What the task asks: Where a line in the listing contains the string "seaborn", copy that line out.

[Some records]

^^^^

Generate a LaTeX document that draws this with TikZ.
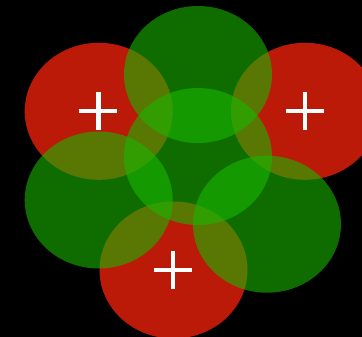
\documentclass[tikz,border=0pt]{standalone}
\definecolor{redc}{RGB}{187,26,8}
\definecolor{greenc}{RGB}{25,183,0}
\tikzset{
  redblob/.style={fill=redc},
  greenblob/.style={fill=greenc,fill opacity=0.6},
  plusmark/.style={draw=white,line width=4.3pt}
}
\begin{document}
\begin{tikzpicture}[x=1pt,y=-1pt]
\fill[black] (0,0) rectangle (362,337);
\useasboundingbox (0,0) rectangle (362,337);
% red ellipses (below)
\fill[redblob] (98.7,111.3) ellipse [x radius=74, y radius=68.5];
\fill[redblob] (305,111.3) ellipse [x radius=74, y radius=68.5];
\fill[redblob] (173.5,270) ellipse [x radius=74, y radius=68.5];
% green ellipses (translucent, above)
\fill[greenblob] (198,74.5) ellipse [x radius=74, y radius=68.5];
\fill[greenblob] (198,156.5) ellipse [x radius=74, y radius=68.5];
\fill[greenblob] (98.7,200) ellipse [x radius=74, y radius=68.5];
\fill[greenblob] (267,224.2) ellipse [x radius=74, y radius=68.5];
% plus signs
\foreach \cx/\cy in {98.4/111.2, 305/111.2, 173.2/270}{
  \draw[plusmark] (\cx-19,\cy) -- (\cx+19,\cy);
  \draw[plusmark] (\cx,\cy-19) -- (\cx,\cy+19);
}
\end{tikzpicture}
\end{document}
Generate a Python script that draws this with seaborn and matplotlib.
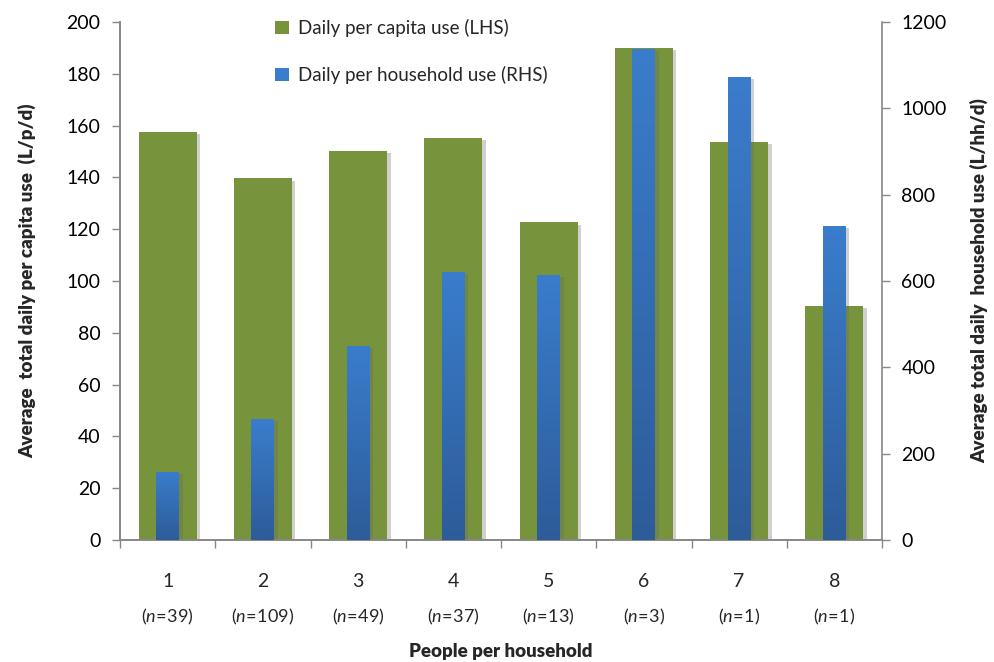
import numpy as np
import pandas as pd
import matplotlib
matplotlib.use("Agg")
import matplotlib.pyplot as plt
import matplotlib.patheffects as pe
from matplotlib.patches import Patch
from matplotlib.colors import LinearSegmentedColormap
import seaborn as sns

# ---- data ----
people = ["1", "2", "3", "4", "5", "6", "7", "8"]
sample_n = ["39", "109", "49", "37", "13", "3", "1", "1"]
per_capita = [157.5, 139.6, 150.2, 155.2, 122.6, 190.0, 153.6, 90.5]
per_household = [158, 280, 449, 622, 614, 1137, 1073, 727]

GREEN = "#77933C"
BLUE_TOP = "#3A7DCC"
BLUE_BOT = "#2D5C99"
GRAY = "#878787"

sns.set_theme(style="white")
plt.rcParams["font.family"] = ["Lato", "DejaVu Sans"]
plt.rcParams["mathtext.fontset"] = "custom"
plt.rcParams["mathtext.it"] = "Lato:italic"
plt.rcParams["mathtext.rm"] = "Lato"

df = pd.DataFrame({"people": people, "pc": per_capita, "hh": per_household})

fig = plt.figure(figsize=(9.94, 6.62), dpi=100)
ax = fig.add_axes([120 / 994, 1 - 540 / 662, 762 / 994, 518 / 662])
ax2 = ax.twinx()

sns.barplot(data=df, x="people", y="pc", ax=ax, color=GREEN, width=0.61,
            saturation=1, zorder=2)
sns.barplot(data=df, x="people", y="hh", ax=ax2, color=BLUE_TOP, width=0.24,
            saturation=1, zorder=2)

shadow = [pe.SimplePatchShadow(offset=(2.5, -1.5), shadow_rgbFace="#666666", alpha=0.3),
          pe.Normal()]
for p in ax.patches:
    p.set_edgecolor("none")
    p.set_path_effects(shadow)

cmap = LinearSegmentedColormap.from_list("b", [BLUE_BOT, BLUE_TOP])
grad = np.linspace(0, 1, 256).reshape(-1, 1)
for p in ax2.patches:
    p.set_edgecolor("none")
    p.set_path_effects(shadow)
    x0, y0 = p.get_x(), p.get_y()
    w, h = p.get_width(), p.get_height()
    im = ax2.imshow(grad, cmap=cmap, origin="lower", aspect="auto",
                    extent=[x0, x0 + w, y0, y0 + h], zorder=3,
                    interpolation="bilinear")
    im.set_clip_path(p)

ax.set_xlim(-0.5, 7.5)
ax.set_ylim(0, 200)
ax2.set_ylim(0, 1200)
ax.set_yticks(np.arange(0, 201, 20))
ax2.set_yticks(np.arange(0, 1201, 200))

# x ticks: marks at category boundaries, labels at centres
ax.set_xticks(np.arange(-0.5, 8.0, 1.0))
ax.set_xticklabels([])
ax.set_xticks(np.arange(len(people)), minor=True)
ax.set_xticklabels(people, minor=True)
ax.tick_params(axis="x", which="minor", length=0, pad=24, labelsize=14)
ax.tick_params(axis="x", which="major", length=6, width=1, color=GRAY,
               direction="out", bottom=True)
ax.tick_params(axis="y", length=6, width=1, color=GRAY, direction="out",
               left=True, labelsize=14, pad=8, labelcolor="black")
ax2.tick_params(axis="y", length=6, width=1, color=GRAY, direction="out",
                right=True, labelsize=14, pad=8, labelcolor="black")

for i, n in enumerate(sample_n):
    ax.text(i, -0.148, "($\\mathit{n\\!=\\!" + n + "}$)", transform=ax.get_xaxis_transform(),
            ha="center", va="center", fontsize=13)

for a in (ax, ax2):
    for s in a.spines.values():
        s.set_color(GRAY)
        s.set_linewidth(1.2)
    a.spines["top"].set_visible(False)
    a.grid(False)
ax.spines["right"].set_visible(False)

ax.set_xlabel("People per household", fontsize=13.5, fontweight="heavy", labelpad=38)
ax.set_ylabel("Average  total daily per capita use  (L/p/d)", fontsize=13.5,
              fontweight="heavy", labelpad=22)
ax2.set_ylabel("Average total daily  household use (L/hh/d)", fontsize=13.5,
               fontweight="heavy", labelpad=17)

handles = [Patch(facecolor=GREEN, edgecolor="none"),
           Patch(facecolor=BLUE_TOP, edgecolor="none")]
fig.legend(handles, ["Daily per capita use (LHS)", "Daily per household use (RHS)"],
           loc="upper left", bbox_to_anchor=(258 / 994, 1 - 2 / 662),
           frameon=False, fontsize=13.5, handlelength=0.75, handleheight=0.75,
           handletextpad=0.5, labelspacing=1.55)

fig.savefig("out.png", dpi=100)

^^^^

Reply:
Generate a Python script that draws this with seaborn and matplotlib.
import seaborn as sns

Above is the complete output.